■ **Exercise objective**: Copy the listing verbatim, excluding any images found in it.

* Begin *

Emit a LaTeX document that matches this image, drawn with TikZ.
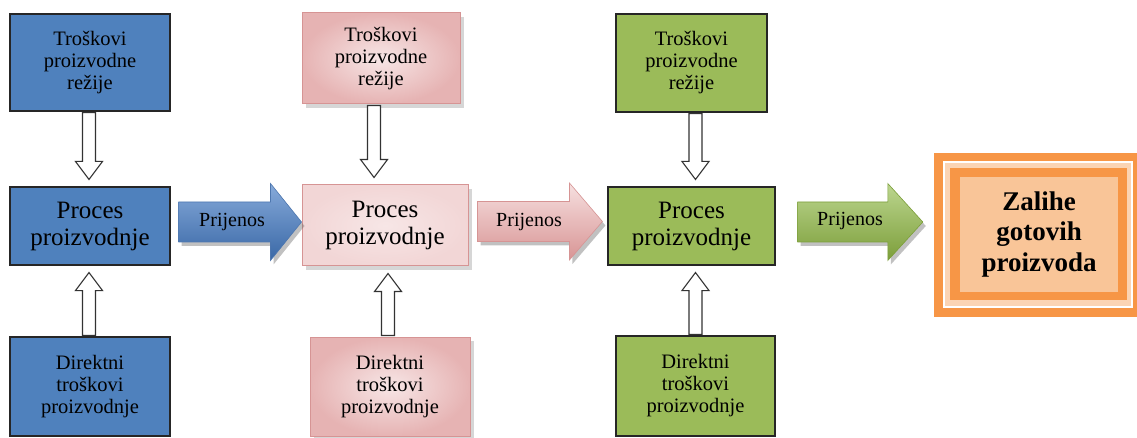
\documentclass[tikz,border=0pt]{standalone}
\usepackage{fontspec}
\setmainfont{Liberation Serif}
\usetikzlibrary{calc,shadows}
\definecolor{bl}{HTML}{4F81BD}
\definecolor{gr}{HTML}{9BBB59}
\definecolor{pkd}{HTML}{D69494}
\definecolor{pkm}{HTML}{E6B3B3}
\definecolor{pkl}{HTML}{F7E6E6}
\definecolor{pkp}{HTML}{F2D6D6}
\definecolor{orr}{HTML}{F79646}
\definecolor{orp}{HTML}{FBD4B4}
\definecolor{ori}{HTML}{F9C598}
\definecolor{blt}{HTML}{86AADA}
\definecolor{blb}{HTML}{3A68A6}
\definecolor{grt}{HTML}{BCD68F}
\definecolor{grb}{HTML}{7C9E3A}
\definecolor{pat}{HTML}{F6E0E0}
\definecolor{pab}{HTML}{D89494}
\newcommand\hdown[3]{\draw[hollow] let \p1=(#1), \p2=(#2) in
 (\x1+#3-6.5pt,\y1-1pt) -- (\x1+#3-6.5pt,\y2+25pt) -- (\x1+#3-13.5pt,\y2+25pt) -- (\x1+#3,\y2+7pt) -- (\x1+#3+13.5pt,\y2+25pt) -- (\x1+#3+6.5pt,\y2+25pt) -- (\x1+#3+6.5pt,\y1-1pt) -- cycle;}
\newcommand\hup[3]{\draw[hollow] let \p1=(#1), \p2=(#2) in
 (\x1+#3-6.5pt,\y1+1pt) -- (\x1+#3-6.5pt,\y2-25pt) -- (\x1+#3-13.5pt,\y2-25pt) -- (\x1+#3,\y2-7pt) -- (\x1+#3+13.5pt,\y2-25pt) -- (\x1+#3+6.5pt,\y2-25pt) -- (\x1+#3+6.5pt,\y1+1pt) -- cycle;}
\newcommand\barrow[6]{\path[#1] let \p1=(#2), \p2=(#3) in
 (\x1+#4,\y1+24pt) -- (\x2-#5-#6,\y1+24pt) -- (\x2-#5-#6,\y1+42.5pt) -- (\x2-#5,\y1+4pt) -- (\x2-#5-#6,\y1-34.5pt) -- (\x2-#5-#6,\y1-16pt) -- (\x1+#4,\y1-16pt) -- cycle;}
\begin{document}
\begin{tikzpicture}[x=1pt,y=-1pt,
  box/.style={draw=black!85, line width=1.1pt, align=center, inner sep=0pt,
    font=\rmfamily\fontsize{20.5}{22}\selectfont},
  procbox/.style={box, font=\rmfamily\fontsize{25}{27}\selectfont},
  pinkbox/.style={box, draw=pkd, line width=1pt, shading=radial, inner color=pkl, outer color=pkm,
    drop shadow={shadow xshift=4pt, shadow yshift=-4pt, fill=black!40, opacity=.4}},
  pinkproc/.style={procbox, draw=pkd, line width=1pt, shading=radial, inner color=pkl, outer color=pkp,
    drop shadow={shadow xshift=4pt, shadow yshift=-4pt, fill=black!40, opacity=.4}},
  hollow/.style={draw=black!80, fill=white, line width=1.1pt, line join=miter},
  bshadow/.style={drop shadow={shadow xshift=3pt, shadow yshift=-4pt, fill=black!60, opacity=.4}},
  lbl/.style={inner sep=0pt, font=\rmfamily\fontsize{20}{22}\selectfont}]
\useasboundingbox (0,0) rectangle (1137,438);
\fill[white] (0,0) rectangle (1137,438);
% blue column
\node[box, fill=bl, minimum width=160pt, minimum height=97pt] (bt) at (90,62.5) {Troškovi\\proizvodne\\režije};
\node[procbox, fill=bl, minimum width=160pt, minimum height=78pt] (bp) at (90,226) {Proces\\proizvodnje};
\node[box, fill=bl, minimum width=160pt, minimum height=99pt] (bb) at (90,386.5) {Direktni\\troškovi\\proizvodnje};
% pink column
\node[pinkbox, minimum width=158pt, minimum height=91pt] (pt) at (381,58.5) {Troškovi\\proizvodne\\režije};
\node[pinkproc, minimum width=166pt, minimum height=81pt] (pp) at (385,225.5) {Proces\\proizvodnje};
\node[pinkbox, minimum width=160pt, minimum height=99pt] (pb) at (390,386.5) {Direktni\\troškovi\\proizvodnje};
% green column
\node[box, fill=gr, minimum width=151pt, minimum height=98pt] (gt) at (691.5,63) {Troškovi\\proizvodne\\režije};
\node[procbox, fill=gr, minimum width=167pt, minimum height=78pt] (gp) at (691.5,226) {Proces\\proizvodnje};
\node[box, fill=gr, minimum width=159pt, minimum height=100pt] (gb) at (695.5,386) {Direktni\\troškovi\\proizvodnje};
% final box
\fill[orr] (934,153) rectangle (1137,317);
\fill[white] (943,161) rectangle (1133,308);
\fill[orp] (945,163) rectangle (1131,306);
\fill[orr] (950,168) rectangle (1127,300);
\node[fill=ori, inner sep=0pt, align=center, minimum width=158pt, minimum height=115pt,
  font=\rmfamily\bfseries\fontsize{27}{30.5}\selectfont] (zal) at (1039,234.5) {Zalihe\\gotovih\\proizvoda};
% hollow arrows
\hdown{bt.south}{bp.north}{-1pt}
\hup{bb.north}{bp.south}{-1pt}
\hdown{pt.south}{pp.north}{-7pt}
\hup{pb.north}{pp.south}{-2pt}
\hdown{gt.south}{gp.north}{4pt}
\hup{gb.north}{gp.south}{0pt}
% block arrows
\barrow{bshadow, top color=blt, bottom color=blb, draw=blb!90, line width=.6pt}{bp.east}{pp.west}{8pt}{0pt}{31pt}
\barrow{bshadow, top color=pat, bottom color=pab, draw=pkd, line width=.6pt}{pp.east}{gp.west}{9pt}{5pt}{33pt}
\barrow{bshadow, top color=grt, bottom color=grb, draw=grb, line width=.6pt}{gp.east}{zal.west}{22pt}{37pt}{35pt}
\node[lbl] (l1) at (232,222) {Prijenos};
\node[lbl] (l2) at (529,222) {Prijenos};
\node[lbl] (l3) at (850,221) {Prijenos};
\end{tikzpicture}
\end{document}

* End *

■ **Output**:
Emit a LaTeX document that matches this image, drawn with TikZ.
\documentclass[tikz,border=0pt]{standalone}
\usepackage{fontspec}
\setmainfont{Liberation Serif}
\usetikzlibrary{calc,shadows}
\definecolor{bl}{HTML}{4F81BD}
\definecolor{gr}{HTML}{9BBB59}
\definecolor{pkd}{HTML}{D69494}
\definecolor{pkm}{HTML}{E6B3B3}
\definecolor{pkl}{HTML}{F7E6E6}
\definecolor{pkp}{HTML}{F2D6D6}
\definecolor{orr}{HTML}{F79646}
\definecolor{orp}{HTML}{FBD4B4}
\definecolor{ori}{HTML}{F9C598}
\definecolor{blt}{HTML}{86AADA}
\definecolor{blb}{HTML}{3A68A6}
\definecolor{grt}{HTML}{BCD68F}
\definecolor{grb}{HTML}{7C9E3A}
\definecolor{pat}{HTML}{F6E0E0}
\definecolor{pab}{HTML}{D89494}
\newcommand\hdown[3]{\draw[hollow] let \p1=(#1), \p2=(#2) in
 (\x1+#3-6.5pt,\y1-1pt) -- (\x1+#3-6.5pt,\y2+25pt) -- (\x1+#3-13.5pt,\y2+25pt) -- (\x1+#3,\y2+7pt) -- (\x1+#3+13.5pt,\y2+25pt) -- (\x1+#3+6.5pt,\y2+25pt) -- (\x1+#3+6.5pt,\y1-1pt) -- cycle;}
\newcommand\hup[3]{\draw[hollow] let \p1=(#1), \p2=(#2) in
 (\x1+#3-6.5pt,\y1+1pt) -- (\x1+#3-6.5pt,\y2-25pt) -- (\x1+#3-13.5pt,\y2-25pt) -- (\x1+#3,\y2-7pt) -- (\x1+#3+13.5pt,\y2-25pt) -- (\x1+#3+6.5pt,\y2-25pt) -- (\x1+#3+6.5pt,\y1+1pt) -- cycle;}
\newcommand\barrow[6]{\path[#1] let \p1=(#2), \p2=(#3) in
 (\x1+#4,\y1+24pt) -- (\x2-#5-#6,\y1+24pt) -- (\x2-#5-#6,\y1+42.5pt) -- (\x2-#5,\y1+4pt) -- (\x2-#5-#6,\y1-34.5pt) -- (\x2-#5-#6,\y1-16pt) -- (\x1+#4,\y1-16pt) -- cycle;}
\begin{document}
\begin{tikzpicture}[x=1pt,y=-1pt,
  box/.style={draw=black!85, line width=1.1pt, align=center, inner sep=0pt,
    font=\rmfamily\fontsize{20.5}{22}\selectfont},
  procbox/.style={box, font=\rmfamily\fontsize{25}{27}\selectfont},
  pinkbox/.style={box, draw=pkd, line width=1pt, shading=radial, inner color=pkl, outer color=pkm,
    drop shadow={shadow xshift=4pt, shadow yshift=-4pt, fill=black!40, opacity=.4}},
  pinkproc/.style={procbox, draw=pkd, line width=1pt, shading=radial, inner color=pkl, outer color=pkp,
    drop shadow={shadow xshift=4pt, shadow yshift=-4pt, fill=black!40, opacity=.4}},
  hollow/.style={draw=black!80, fill=white, line width=1.1pt, line join=miter},
  bshadow/.style={drop shadow={shadow xshift=3pt, shadow yshift=-4pt, fill=black!60, opacity=.4}},
  lbl/.style={inner sep=0pt, font=\rmfamily\fontsize{20}{22}\selectfont}]
\useasboundingbox (0,0) rectangle (1137,438);
\fill[white] (0,0) rectangle (1137,438);
% blue column
\node[box, fill=bl, minimum width=160pt, minimum height=97pt] (bt) at (90,62.5) {Troškovi\\proizvodne\\režije};
\node[procbox, fill=bl, minimum width=160pt, minimum height=78pt] (bp) at (90,226) {Proces\\proizvodnje};
\node[box, fill=bl, minimum width=160pt, minimum height=99pt] (bb) at (90,386.5) {Direktni\\troškovi\\proizvodnje};
% pink column
\node[pinkbox, minimum width=158pt, minimum height=91pt] (pt) at (381,58.5) {Troškovi\\proizvodne\\režije};
\node[pinkproc, minimum width=166pt, minimum height=81pt] (pp) at (385,225.5) {Proces\\proizvodnje};
\node[pinkbox, minimum width=160pt, minimum height=99pt] (pb) at (390,386.5) {Direktni\\troškovi\\proizvodnje};
% green column
\node[box, fill=gr, minimum width=151pt, minimum height=98pt] (gt) at (691.5,63) {Troškovi\\proizvodne\\režije};
\node[procbox, fill=gr, minimum width=167pt, minimum height=78pt] (gp) at (691.5,226) {Proces\\proizvodnje};
\node[box, fill=gr, minimum width=159pt, minimum height=100pt] (gb) at (695.5,386) {Direktni\\troškovi\\proizvodnje};
% final box
\fill[orr] (934,153) rectangle (1137,317);
\fill[white] (943,161) rectangle (1133,308);
\fill[orp] (945,163) rectangle (1131,306);
\fill[orr] (950,168) rectangle (1127,300);
\node[fill=ori, inner sep=0pt, align=center, minimum width=158pt, minimum height=115pt,
  font=\rmfamily\bfseries\fontsize{27}{30.5}\selectfont] (zal) at (1039,234.5) {Zalihe\\gotovih\\proizvoda};
% hollow arrows
\hdown{bt.south}{bp.north}{-1pt}
\hup{bb.north}{bp.south}{-1pt}
\hdown{pt.south}{pp.north}{-7pt}
\hup{pb.north}{pp.south}{-2pt}
\hdown{gt.south}{gp.north}{4pt}
\hup{gb.north}{gp.south}{0pt}
% block arrows
\barrow{bshadow, top color=blt, bottom color=blb, draw=blb!90, line width=.6pt}{bp.east}{pp.west}{8pt}{0pt}{31pt}
\barrow{bshadow, top color=pat, bottom color=pab, draw=pkd, line width=.6pt}{pp.east}{gp.west}{9pt}{5pt}{33pt}
\barrow{bshadow, top color=grt, bottom color=grb, draw=grb, line width=.6pt}{gp.east}{zal.west}{22pt}{37pt}{35pt}
\node[lbl] (l1) at (232,222) {Prijenos};
\node[lbl] (l2) at (529,222) {Prijenos};
\node[lbl] (l3) at (850,221) {Prijenos};
\end{tikzpicture}
\end{document}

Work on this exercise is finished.